天武帝的一番话说得御史们心头发热,皇上还是懂他们的艰辛付出的,日后,他们上谏务必要核实准了。
“多谢陛下。”
“行了!”天武帝扫了一眼群臣,“此事以后无需在提。”
主要是提起来丢人啊!太医院的一众太医医术拼不过一个闺阁小姐,他们不夹着尾巴做人就算了,还通过御史闹到御前。
天武帝想这么就算了,但即墨凛不想。
“父皇既已得知儿臣平白被御史参了,为何不许再提?”
他这么一说,刚才还吃瓜吃得正欢的群臣们赶紧低下头去降低存在感。
要死了!
搞忘记了,尊王虽不得圣宠,但也不是什么善茬啊!
这瓜,他们不敢明目张胆吃了。
“这……”
天武帝想说给太医院留点面子,但对上即墨凛单蠢又受伤的眼神,这话他说不出口了。
他从小亏欠这孩子,若是站队太明显会伤了他的心。
况且目前的情况是儿子是苦主,但太医院的面子他又不得不顾。
天武帝一下子陷入两难之中。
“凛儿。”容朕狡辩一番。
“父皇,朝前无父子,您还是唤儿臣的封号吧!”
“尊王。”天武帝硬着头皮喊了声。
“请父皇为儿臣解惑。”即墨凛步步紧逼。
“陛下。”御史陡然出声。
自己儿子还没说服,御史又来了,天武帝一个头两个大。
“臣等有事启奏。”
他就知道会这样,爱咋样就咋样吧!
“爱卿请讲。”天武帝谁的面子都不想维护了。
“太医院无能治不了公主,事后又冤枉尊王,性质恶劣,臣等认为要惩戒他们。”
御史话音一落,全场鸦雀无声,落针可闻。
群臣哗然,要说刚还是御史刚,只帮理,刚才还为太医院鸣不平,现在知道尊王才是苦主后,又极力帮助尊王讨回公道。

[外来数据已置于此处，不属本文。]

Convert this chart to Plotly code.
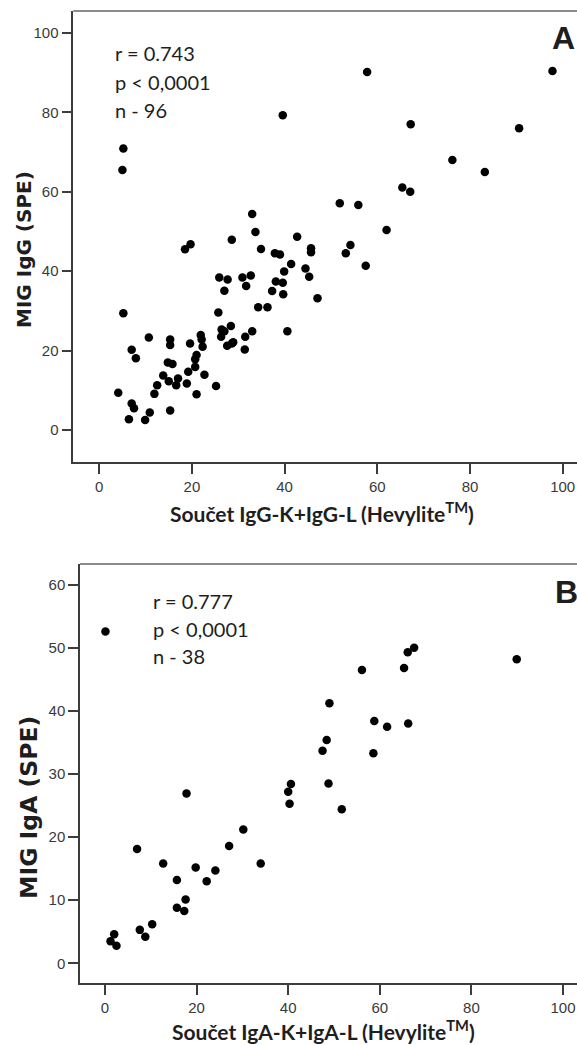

既然御史都如此说了,天武帝只能顺着他们的话往下讲,“太医院昨夜参诊的太医一律罚俸一个月。”
这个惩戒,不知他的好大儿满不满意,天武帝看向即墨凛。
即墨凛:“父皇英明。”
这么说是满意了,天武帝松了一口气。
朝臣们:“皇上英明。”
……
周冬阳一比一还原了当时朝堂上的情景,季然听完来了句,“我说你就是瞎操心。”
周冬阳不服,“什么瞎操心?”
“你家王爷又没被罚也没被骂,还成功扳回一局,你担心啥?”
周冬阳白了季然一眼,“太医院是什么地方?”
季然:“就是太医院啊!”
周冬阳无语了,他就不该寄望季然能懂这些,“王爷这次把太医院给得罪狠了,以后有个头痛脑热的,那些太医还不暗中使坏啊!”